Mimo , że serial jak dla mnie nijaki, bez klimatu to daje 3 bo coś tam z Adamsów jest ale ogólnie tak słabo dla mnie. Może dlatego, że wychowałem się na tych Adamsach z lat 90. Był klimat, był niepokój a nawet strach a tutaj taka nowoczesna rodzinka w dobie Instagrama, Facebooka, tiktoka. Główna bohaterka mdła,typowa,pogubiona nastolatka. Nie budzi żadnych emocji.
Wydaje mnie się, że to nie miał być odgrzewany kotlet a pomysł na rodzinę Adamsów w nowej formie. Już w pierwszym odcinku główna bohaterka krytykuje social media, więc są przemycane różne treści. To, że wieje nowoczesnością nie oznacza, że nie pojawia się krytyka ad. tego nowoczesnego świata.;)
A dla mnie za to świetnie oddaje klimat komiksów z lat 60 gdzie generalnie parodia goniła parodię. Podobnie jest tutaj tylko uwspółcześnione.
A format musiał być inny.
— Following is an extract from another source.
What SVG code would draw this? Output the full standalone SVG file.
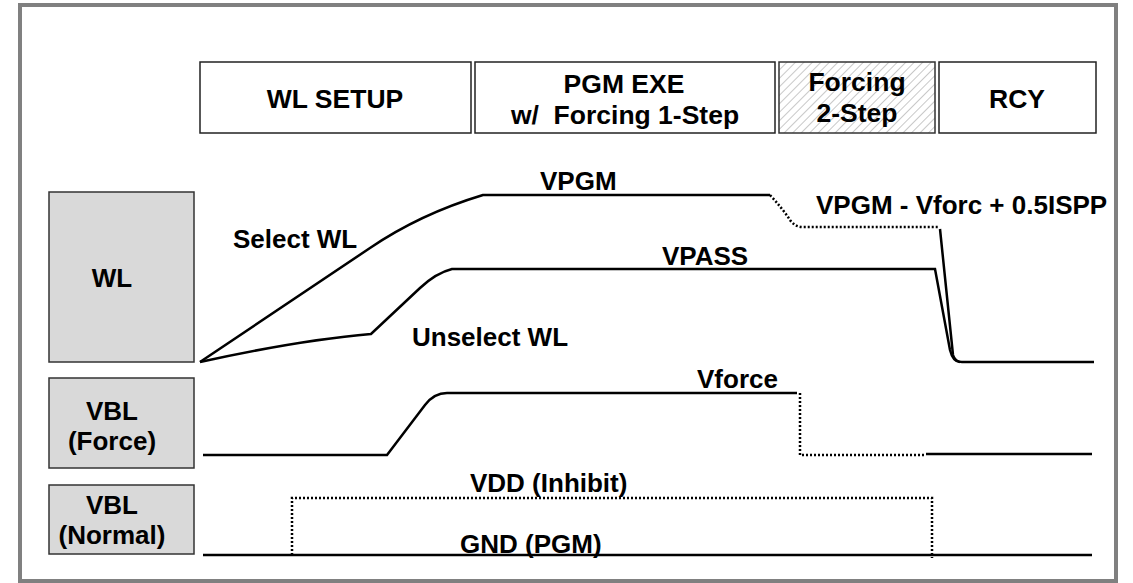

To serial typowo pod nastolatków, a nie kolejny rodziny sitcon których powstawała cała masa w tamtych czasach ( flinstonowie, jetsonowie, rodzinna adamsów etc). Kwestia mody.
Tak! Najpierw były krótkie komiksy potem serial z lat 60, a na końcu filmy i kolejne odsłony serialu.
Chociaż odrobinę brakowało mi tego sadyzmu u głównej bohaterki... no ale tu na 1 plan pojawił się wątek kryminalny.